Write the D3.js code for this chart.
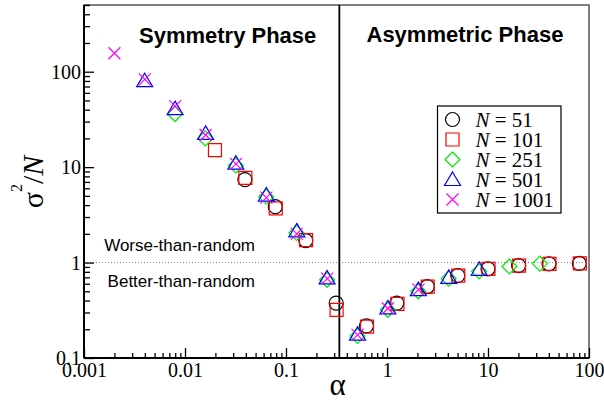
<!DOCTYPE html>
<html>
<head>
<meta charset="utf-8" />
<title>sigma^2/N vs alpha</title>
<style>
body { margin: 0; background: #fff; }
svg { display: block; }
.serif { font-family: "Liberation Serif", "Times New Roman", serif; }
.sans { font-family: "Liberation Sans", Arial, sans-serif; }
</style>
</head>
<body>
<div id="graph"></div>
<script src="https://d3js.org/d3.v7.min.js"></script>
<script>

// values (alpha, sigma^2/N) for each N
var alpha51 = [0.0392, 0.0784, 0.157, 0.314, 0.627, 1.25, 2.51, 5.02, 10.0, 20.1, 40.2, 80.3];
var sig51   = [7.4, 3.85, 1.70, 0.376, 0.217, 0.376, 0.56, 0.73, 0.86, 0.93, 0.97, 0.98];

var alpha101 = [0.0198, 0.0396, 0.0792, 0.158, 0.317, 0.634, 1.27, 2.53, 5.07, 10.1, 20.3, 40.6, 81.1];
var sig101   = [15.1, 7.7, 3.7, 1.72, 0.32, 0.213, 0.37, 0.56, 0.73, 0.86, 0.93, 0.97, 0.98];

var alpha251 = [0.00797, 0.0159, 0.0319, 0.0637, 0.127, 0.255, 0.510, 1.02, 2.04, 4.08, 8.16, 16.3, 32.6];
var sig251   = [36, 20, 10.4, 4.9, 2.05, 0.66, 0.17, 0.32, 0.50, 0.68, 0.81, 0.91, 0.975];

var alpha501 = [0.00399, 0.00798, 0.0160, 0.0319, 0.0639, 0.128, 0.255, 0.511, 1.02, 2.04, 4.09, 8.18];
var sig501   = [80.5, 41, 22.6, 11, 5.1, 2.15, 0.69, 0.178, 0.335, 0.52, 0.70, 0.85];

var alpha1001 = [0.002, 0.004, 0.008, 0.016, 0.032, 0.0639, 0.128, 0.256, 0.511, 1.02, 2.05];
var sig1001   = [156, 83, 43.6, 21.7, 10.8, 4.8, 2.0, 0.68, 0.175, 0.33, 0.52];

var seriesNames  = ["51", "101", "251", "501", "1001"];
var seriesColors = ["#000000", "#ff0000", "#00ee00", "#0000ff", "#ff00ff"];
var seriesShapes = ["circle", "square", "diamond", "triangle", "cross"];

var xMajor = [0.001, 0.01, 0.1, 1, 10, 100];
var xLabels = ["0.001", "0.01", "0.1", "1", "10", "100"];
var yMajor = [0.1, 1, 10, 100];
var yLabels = ["0.1", "1", "10", "100"];
var alphaCrit = 0.3374;

var width = 604, height = 401;
var plotLeft = 84, plotRight = 589, plotTop = 5, plotBottom = 358;

var svg = d3.select("#graph").append("svg")
    .attr("width", width)
    .attr("height", height);

var x = d3.scaleLog().domain([0.001, 100]).range([plotLeft, plotRight]);
var y = d3.scaleLog().domain([0.1, 500]).range([plotBottom, plotTop]);

// minor ticks 2..9 per decade
function minors(lo, hi) {
    var out = [];
    for (var d = lo; d < hi * 0.999; d *= 10)
        for (var k = 2; k <= 9; k++)
            if (d * k <= hi * 1.001) out.push(d * k);
    return out;
}

// frame
svg.append("rect")
    .attr("x", plotLeft).attr("y", plotTop)
    .attr("width", plotRight - plotLeft).attr("height", plotBottom - plotTop)
    .attr("fill", "none")
    .attr("stroke", "#555")
    .attr("stroke-width", 1.5);

// dotted line at 1
svg.append("line")
    .attr("x1", plotLeft).attr("x2", plotRight)
    .attr("y1", y(1)).attr("y2", y(1))
    .attr("stroke", "#888")
    .attr("stroke-width", 1)
    .attr("stroke-dasharray", "1,2");

// critical alpha
svg.append("line")
    .attr("x1", x(alphaCrit)).attr("x2", x(alphaCrit))
    .attr("y1", plotTop).attr("y2", plotBottom)
    .attr("stroke", "#000")
    .attr("stroke-width", 1.8);

// axes
var xAxisMinor = d3.axisBottom(x).tickValues(minors(0.001, 100)).tickSize(-5).tickFormat("");
var xAxis = d3.axisBottom(x).tickValues(xMajor).tickSize(-10)
    .tickFormat(function(d, i) { return xLabels[i]; });
var yAxisMinor = d3.axisLeft(y).tickValues(minors(0.1, 500)).tickSize(-6).tickFormat("");
var yAxis = d3.axisLeft(y).tickValues(yMajor).tickSize(-10)
    .tickFormat(function(d, i) { return yLabels[i]; });

function styleAxis(g) {
    g.attr("font-family", null).attr("font-size", null);
    g.select(".domain").remove();
    g.selectAll(".tick line").attr("stroke", "#000").attr("stroke-width", 1.3);
    g.selectAll("text")
        .attr("class", "serif")
        .style("font-size", "20px")
        .attr("fill", "#000");
}

svg.append("g").attr("transform", "translate(0," + plotBottom + ")").call(xAxisMinor).call(styleAxis);
svg.append("g").attr("transform", "translate(0," + plotBottom + ")").call(xAxis).call(styleAxis)
    .selectAll("text").attr("y", 19).attr("dy", null);
svg.append("g").attr("transform", "translate(" + plotLeft + ",0)").call(yAxisMinor).call(styleAxis);
svg.append("g").attr("transform", "translate(" + plotLeft + ",0)").call(yAxis).call(styleAxis)
    .selectAll("text").attr("x", -3).attr("dy", "0.33em");

// left and bottom axis lines
svg.append("line").attr("x1", plotLeft).attr("x2", plotLeft).attr("y1", plotTop).attr("y2", plotBottom)
    .attr("stroke", "#000").attr("stroke-width", 2);
svg.append("line").attr("x1", plotLeft).attr("x2", plotRight).attr("y1", plotBottom).attr("y2", plotBottom)
    .attr("stroke", "#000").attr("stroke-width", 2);

// marker paths
function shapePath(type) {
    if (type == "circle") return "M7,0A7,7 0 1,1 -7,0A7,7 0 1,1 7,0Z";
    if (type == "square") return "M-6.5,-6.5H6.5V6.5H-6.5Z";
    if (type == "diamond") return "M0,-7.5L7.5,0L0,7.5L-7.5,0Z";
    if (type == "triangle") return "M0,-7.5L8,6L-8,6Z";
    return "M-6,-6L6,6M-6,6L6,-6";
}

var allAlpha = [alpha51, alpha101, alpha251, alpha501, alpha1001];
var allSig = [sig51, sig101, sig251, sig501, sig1001];

allAlpha.forEach(function(al, s) {
    var pts = al.map(function(a, i) { return { a: a, v: allSig[s][i] }; });
    svg.append("g").selectAll("path")
        .data(pts)
        .enter().append("path")
        .attr("d", shapePath(seriesShapes[s]))
        .attr("transform", function(d) { return "translate(" + x(d.a) + "," + y(d.v) + ")"; })
        .attr("fill", "none")
        .attr("stroke", seriesColors[s])
        .attr("stroke-width", 1.2);
});

// phase labels
svg.append("text").attr("class", "sans")
    .attr("x", 139).attr("y", 43)
    .style("font-size", "22px").style("font-weight", "bold")
    .text("Symmetry Phase");
svg.append("text").attr("class", "sans")
    .attr("x", 366.5).attr("y", 42)
    .style("font-size", "22px").style("font-weight", "bold")
    .text("Asymmetric Phase");

svg.append("text").attr("class", "sans")
    .attr("x", 255).attr("y", 250.5)
    .attr("text-anchor", "end")
    .style("font-size", "17px")
    .text("Worse-than-random");
svg.append("text").attr("class", "sans")
    .attr("x", 255).attr("y", 286.5)
    .attr("text-anchor", "end")
    .style("font-size", "17px")
    .text("Better-than-random");

// axis titles
svg.append("text").attr("class", "serif")
    .attr("x", 337.5).attr("y", 395)
    .attr("text-anchor", "middle")
    .style("font-size", "31px")
    .text("α");

var yt = svg.append("text").attr("class", "serif")
    .attr("transform", "translate(43,182) rotate(-90)")
    .attr("text-anchor", "middle")
    .style("font-size", "30px");
yt.append("tspan").text("σ");
yt.append("tspan").attr("dy", -21).style("font-size", "16px").text("2");
yt.append("tspan").attr("dy", 21).text("/");
yt.append("tspan").style("font-style", "italic").text("N");

// legend
var legend = svg.append("g");
legend.append("rect")
    .attr("x", 437.5).attr("y", 106)
    .attr("width", 123.5).attr("height", 107)
    .attr("fill", "#fff")
    .attr("stroke", "#000")
    .attr("stroke-width", 1.2);

var rows = legend.selectAll(".key")
    .data(seriesNames)
    .enter().append("g")
    .attr("class", "key")
    .attr("transform", function(d, i) { return "translate(0," + (119.5 + i * 20) + ")"; });

rows.append("path")
    .attr("d", function(d, i) { return shapePath(seriesShapes[i]); })
    .attr("transform", "translate(452.5,0)")
    .attr("fill", "none")
    .attr("stroke", function(d, i) { return seriesColors[i]; })
    .attr("stroke-width", 1.2);

var lt = rows.append("text").attr("class", "serif")
    .attr("x", 475.5).attr("y", 7.3)
    .style("font-size", "21px");
lt.append("tspan").style("font-style", "italic").text("N");
lt.append("tspan").text(function(d) { return " = " + d; });

</script>
</body>
</html>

#####

Pictures are excluded: retype only the lines from the beginning of the listing above through the line with "0.52, 0.70, 0.85];", both included.

* [Final answer]:
Write the D3.js code for this chart.
<!DOCTYPE html>
<html>
<head>
<meta charset="utf-8" />
<title>sigma^2/N vs alpha</title>
<style>
body { margin: 0; background: #fff; }
svg { display: block; }
.serif { font-family: "Liberation Serif", "Times New Roman", serif; }
.sans { font-family: "Liberation Sans", Arial, sans-serif; }
</style>
</head>
<body>
<div id="graph"></div>
<script src="https://d3js.org/d3.v7.min.js"></script>
<script>

// values (alpha, sigma^2/N) for each N
var alpha51 = [0.0392, 0.0784, 0.157, 0.314, 0.627, 1.25, 2.51, 5.02, 10.0, 20.1, 40.2, 80.3];
var sig51   = [7.4, 3.85, 1.70, 0.376, 0.217, 0.376, 0.56, 0.73, 0.86, 0.93, 0.97, 0.98];

var alpha101 = [0.0198, 0.0396, 0.0792, 0.158, 0.317, 0.634, 1.27, 2.53, 5.07, 10.1, 20.3, 40.6, 81.1];
var sig101   = [15.1, 7.7, 3.7, 1.72, 0.32, 0.213, 0.37, 0.56, 0.73, 0.86, 0.93, 0.97, 0.98];

var alpha251 = [0.00797, 0.0159, 0.0319, 0.0637, 0.127, 0.255, 0.510, 1.02, 2.04, 4.08, 8.16, 16.3, 32.6];
var sig251   = [36, 20, 10.4, 4.9, 2.05, 0.66, 0.17, 0.32, 0.50, 0.68, 0.81, 0.91, 0.975];

var alpha501 = [0.00399, 0.00798, 0.0160, 0.0319, 0.0639, 0.128, 0.255, 0.511, 1.02, 2.04, 4.09, 8.18];
var sig501   = [80.5, 41, 22.6, 11, 5.1, 2.15, 0.69, 0.178, 0.335, 0.52, 0.70, 0.85];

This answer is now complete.